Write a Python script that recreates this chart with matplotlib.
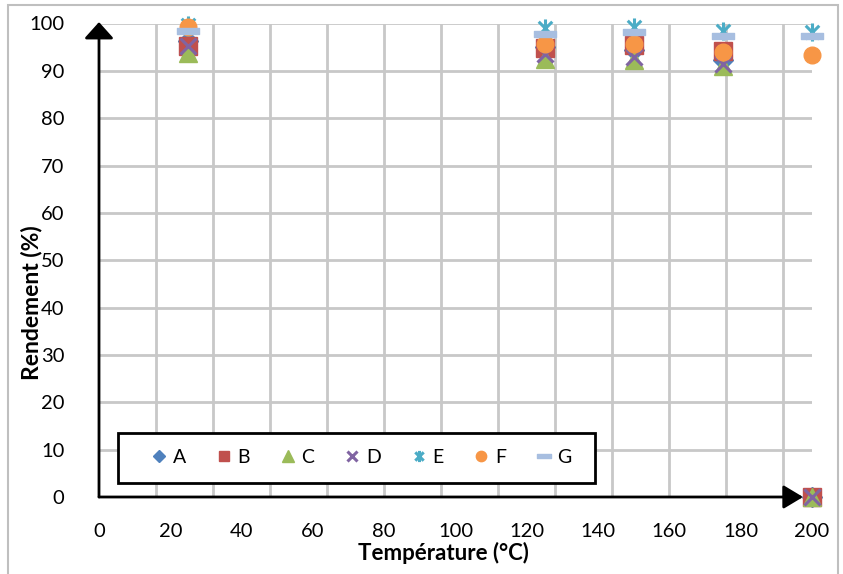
import matplotlib
matplotlib.use("Agg")
import numpy as np
import matplotlib.pyplot as plt
from matplotlib.path import Path
from matplotlib.patches import Rectangle

# Data
temperature = [25, 125, 150, 175, 200]
series_names = ["A", "B", "C", "D", "E", "F", "G"]
rend_A = [96.3, 95.0, 94.4, 92.3, 0.0]
rend_B = [95.3, 94.8, 95.4, 94.2, 0.0]
rend_C = [93.8, 92.5, 92.2, 91.0, 0.0]
rend_D = [95.3, 93.6, 93.0, 91.5, 0.0]
rend_E = [99.6, 99.1, 99.2, 98.5, 98.2]
rend_F = [99.2, 95.6, 95.6, 93.9, 93.4]
rend_G = [98.4, 97.8, 98.3, 97.3, 97.3]

x_ticks = list(range(0, 201, 20))
y_ticks = list(range(0, 101, 10))

plt.rcParams["font.family"] = ["Lato", "DejaVu Sans"]

# Excel-ish custom markers
star = Path([(0, -1), (0, 1), (-0.75, -0.75), (0.75, 0.75), (-0.75, 0.75), (0.75, -0.75)],
            [Path.MOVETO, Path.LINETO, Path.MOVETO, Path.LINETO, Path.MOVETO, Path.LINETO])
dash = Path([(-1, -0.24), (1, -0.24), (1, 0.24), (-1, 0.24), (-1, -0.24)],
            [Path.MOVETO, Path.LINETO, Path.LINETO, Path.LINETO, Path.CLOSEPOLY])

styles = {
    "A": dict(marker="D", ms=10.5, color="#4F81BD"),
    "B": dict(marker="s", ms=12.5, color="#C0504D"),
    "C": dict(marker="^", ms=13.5, color="#9BBB59"),
    "D": dict(marker="x", ms=12, color="#8064A2", mew=2.2),
    "E": dict(marker=star, ms=13, color="#4BACC6", mew=2.2),
    "F": dict(marker="o", ms=12, color="#F79646"),
    "G": dict(marker=dash, ms=15.5, color="#A7BEE0"),
}
values = [rend_A, rend_B, rend_C, rend_D, rend_E, rend_F, rend_G]

fig = plt.figure(figsize=(8.43, 5.74), dpi=100)
ax = fig.add_axes([99 / 843, 1 - 497 / 574, 713 / 843, 473.5 / 574])

# outer chart-area frame
fig.patches.append(Rectangle((8 / 843, -0.1), 830 / 843, 1.1 - 5 / 574, transform=fig.transFigure,
                             fill=False, edgecolor="#BFBFBF", lw=1.5))

ax.set_xlim(0, 200)
ax.set_ylim(0, 100)

# gridlines (vertical ones are spaced 16 apart in the original)
grid_c = "#C8C8C8"
ax.hlines(y_ticks[1:], 0, 200, colors=grid_c, lw=2, zorder=1)
ax.vlines(np.arange(16, 200, 16), 0, 100, colors=grid_c, lw=2, zorder=1)

for name, vals in zip(series_names, values):
    st = styles[name]
    ax.plot(temperature, vals, linestyle="none", marker=st["marker"], markersize=st["ms"],
            color=st["color"], markerfacecolor=st["color"], markeredgecolor=st["color"],
            markeredgewidth=st.get("mew", 1.0), label=name, clip_on=False, zorder=5)

# axis arrows
ax.annotate("", xy=(197.5, 0), xytext=(0, 0), annotation_clip=False,
            arrowprops=dict(arrowstyle="-|>,head_length=0.6,head_width=0.36", color="black",
                            lw=2, mutation_scale=20, shrinkA=0, shrinkB=0), zorder=4)
ax.annotate("", xy=(0, 100.3), xytext=(0, 0), annotation_clip=False,
            arrowprops=dict(arrowstyle="-|>,head_length=0.5,head_width=0.45", color="black",
                            lw=2, mutation_scale=20, shrinkA=0, shrinkB=0), zorder=4)

for s in ax.spines.values():
    s.set_visible(False)
ax.set_xticks(x_ticks)
ax.set_yticks(y_ticks)
ax.tick_params(axis="both", length=0, labelsize=14.5, colors="black")
ax.tick_params(axis="x", pad=19)
ax.tick_params(axis="y", pad=25)

ax.set_xlabel("Température (°C)", fontsize=16, fontweight="bold")
ax.set_ylabel("Rendement (%)", fontsize=16.5, fontweight="bold")
ax.xaxis.set_label_coords(0.483, -0.094)
ax.yaxis.set_label_coords(-0.08, 0.41)

# legend: frameless entries inside a drawn box
ax.add_patch(Rectangle((0.0266, 0.0296), 0.669, 0.105, transform=ax.transAxes,
                       facecolor="white", edgecolor="black", lw=2, zorder=6, clip_on=False))
leg = ax.legend(ncol=7, loc="center", bbox_to_anchor=(0.367, 0.0834), fontsize=14,
                markerscale=0.62, handlelength=1.0, handletextpad=0.2, columnspacing=1.45,
                frameon=False)
leg.set_zorder(7)

fig.savefig("out.png", dpi=100)
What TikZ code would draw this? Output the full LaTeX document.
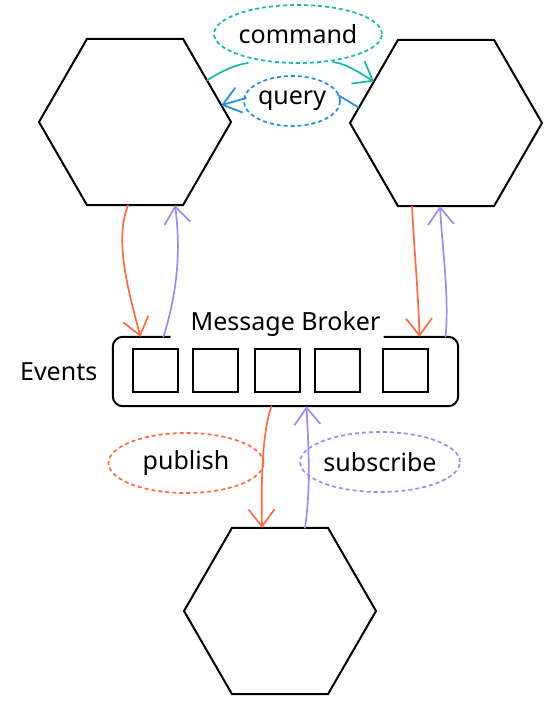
\documentclass[tikz,border=0pt]{standalone}
\usepackage{fontspec}
\setmainfont{Noto Sans}
\usetikzlibrary{positioning, calc, shapes.geometric, arrows.meta}

\definecolor{pubcol}{HTML}{FF6B3D}
\definecolor{subcol}{HTML}{9A8CF0}
\definecolor{cmdcol}{HTML}{14B9A2}
\definecolor{qrycol}{HTML}{1C8CE8}

\tikzset{
    service/.style={draw, regular polygon, regular polygon sides=6, minimum size=192pt,
        inner sep=0pt, outer sep=0pt, line width=2pt},
    slot/.style={draw, line width=2pt, minimum width=45pt, minimum height=43pt, inner sep=0pt},
    bubble/.style={ellipse, draw, line width=1.7pt, dash pattern=on 4pt off 3pt, inner sep=0pt},
    flow/.style={line width=1.7pt, line cap=round},
    headed/.style={-{Straight Barb[length=17pt,width=26pt]}}
}

\begin{document}
\begin{tikzpicture}[x=1pt, y=-1pt, font=\fontsize{25pt}{30pt}\selectfont]
    \useasboundingbox (0,0) rectangle (553,707);

    % services
    \node[service] (svcA) at (135,122) {};
    \node[service] (svcB) at (446,123) {};
    \node[service] (svcC) at (280,611) {};

    % broker with its queue
    \node[minimum width=345pt, minimum height=69pt, inner sep=0pt] (broker) at (285.5,371.5) {};
    \draw[line width=2pt, rounded corners=10pt] ([xshift=-115pt]broker.north) -- (broker.north west)
        -- (broker.south west) -- (broker.south east) -- (broker.north east) -- ([xshift=98pt]broker.north);
    \node[anchor=base] (brokername) at ([yshift=6pt]broker.north) {Message Broker};
    \node[left=12pt of broker] (events) {Events};
    \foreach \i/\x in {1/155.5, 2/215, 3/277.5, 4/337.5, 5/405.5}
        \node[slot] (q\i) at (\x,370.5) {};

    % labels
    \node[bubble, draw=cmdcol, minimum width=154pt, minimum height=58pt] (cmd) at (298,34) {command};
    \node[bubble, draw=qrycol, minimum width=92pt, minimum height=50pt] (qry) at (292,101) {query};
    \node[bubble, draw=pubcol, minimum width=155pt, minimum height=60pt] (pub) at (186,463) {publish};
    \node[bubble, draw=subcol, minimum width=155pt, minimum height=60pt] (sub) at (380,462) {subscribe};

    \coordinate (cmdL) at (248,63);
    \coordinate (cmdR) at (333,62);
    \coordinate (qryR) at (338,95);
    \coordinate (qryL) at (246,98);

    % command and query
    \draw[flow, cmdcol] (svcA.30) .. controls +(14,-9) and +(-14,2) .. (cmdL);
    \draw[flow, cmdcol, headed] (cmdR) .. controls +(15,2) and +(-14,-8) .. (svcB.150);
    \draw[flow, qrycol] (svcB.170) -- (qryR);
    \draw[flow, qrycol, headed] (qryL) -- (svcA.11);

    % events
    \draw[flow, pubcol, headed] ([xshift=-7pt]svcA.south) .. controls +(-14,35) and +(-12,-45) .. ([xshift=-145pt]broker.north);
    \draw[flow, subcol, headed] ([xshift=-122pt]broker.north) .. controls +(14,-45) and +(6,45) .. ([xshift=40pt]svcA.south);
    \draw[flow, pubcol, headed] ([xshift=-34pt]svcB.south) .. controls +(2,40) and +(-1,-40) .. ([xshift=134pt]broker.north);
    \draw[flow, subcol, headed] ([xshift=160pt]broker.north) .. controls +(4,-40) and +(2,40) .. ([xshift=-6pt]svcB.south);
    \draw[flow, pubcol, headed] ([xshift=-14pt]broker.south) .. controls +(-9,25) and +(-1,-50) .. ([xshift=-18pt]svcC.north);
    \draw[flow, subcol, headed] ([xshift=25pt]svcC.north) .. controls +(6,-40) and +(2,40) .. ([xshift=21pt]broker.south);
\end{tikzpicture}
\end{document}
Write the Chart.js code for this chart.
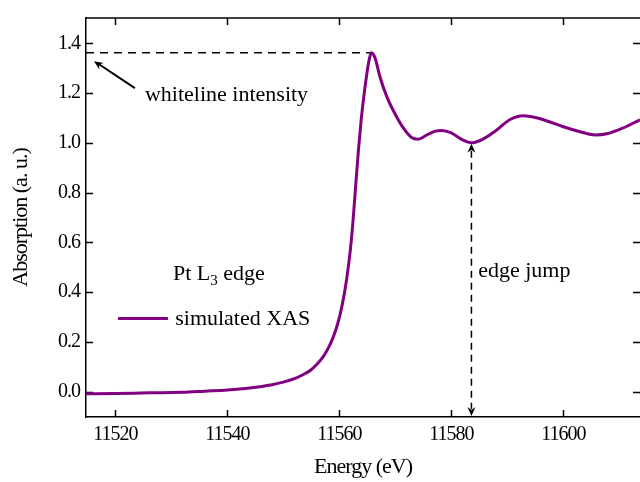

-- -- --

• DESCRIPTION OF THE TASK: Write out again, exactly, the lines from the start of the listing up to the line containing "ax = fig.add_axes([99", with both ends and without pictures.

• TASK RESULT:
Write a Python script that recreates this chart with matplotlib.
import matplotlib
matplotlib.use("Agg")
import numpy as np
import matplotlib.pyplot as plt
from matplotlib.path import Path
from matplotlib.patches import Rectangle

# Data
temperature = [25, 125, 150, 175, 200]
series_names = ["A", "B", "C", "D", "E", "F", "G"]
rend_A = [96.3, 95.0, 94.4, 92.3, 0.0]
rend_B = [95.3, 94.8, 95.4, 94.2, 0.0]
rend_C = [93.8, 92.5, 92.2, 91.0, 0.0]
rend_D = [95.3, 93.6, 93.0, 91.5, 0.0]
rend_E = [99.6, 99.1, 99.2, 98.5, 98.2]
rend_F = [99.2, 95.6, 95.6, 93.9, 93.4]
rend_G = [98.4, 97.8, 98.3, 97.3, 97.3]

x_ticks = list(range(0, 201, 20))
y_ticks = list(range(0, 101, 10))

plt.rcParams["font.family"] = ["Lato", "DejaVu Sans"]

# Excel-ish custom markers
star = Path([(0, -1), (0, 1), (-0.75, -0.75), (0.75, 0.75), (-0.75, 0.75), (0.75, -0.75)],
            [Path.MOVETO, Path.LINETO, Path.MOVETO, Path.LINETO, Path.MOVETO, Path.LINETO])
dash = Path([(-1, -0.24), (1, -0.24), (1, 0.24), (-1, 0.24), (-1, -0.24)],
            [Path.MOVETO, Path.LINETO, Path.LINETO, Path.LINETO, Path.CLOSEPOLY])

styles = {
    "A": dict(marker="D", ms=10.5, color="#4F81BD"),
    "B": dict(marker="s", ms=12.5, color="#C0504D"),
    "C": dict(marker="^", ms=13.5, color="#9BBB59"),
    "D": dict(marker="x", ms=12, color="#8064A2", mew=2.2),
    "E": dict(marker=star, ms=13, color="#4BACC6", mew=2.2),
    "F": dict(marker="o", ms=12, color="#F79646"),
    "G": dict(marker=dash, ms=15.5, color="#A7BEE0"),
}
values = [rend_A, rend_B, rend_C, rend_D, rend_E, rend_F, rend_G]

fig = plt.figure(figsize=(8.43, 5.74), dpi=100)
ax = fig.add_axes([99 / 843, 1 - 497 / 574, 713 / 843, 473.5 / 574])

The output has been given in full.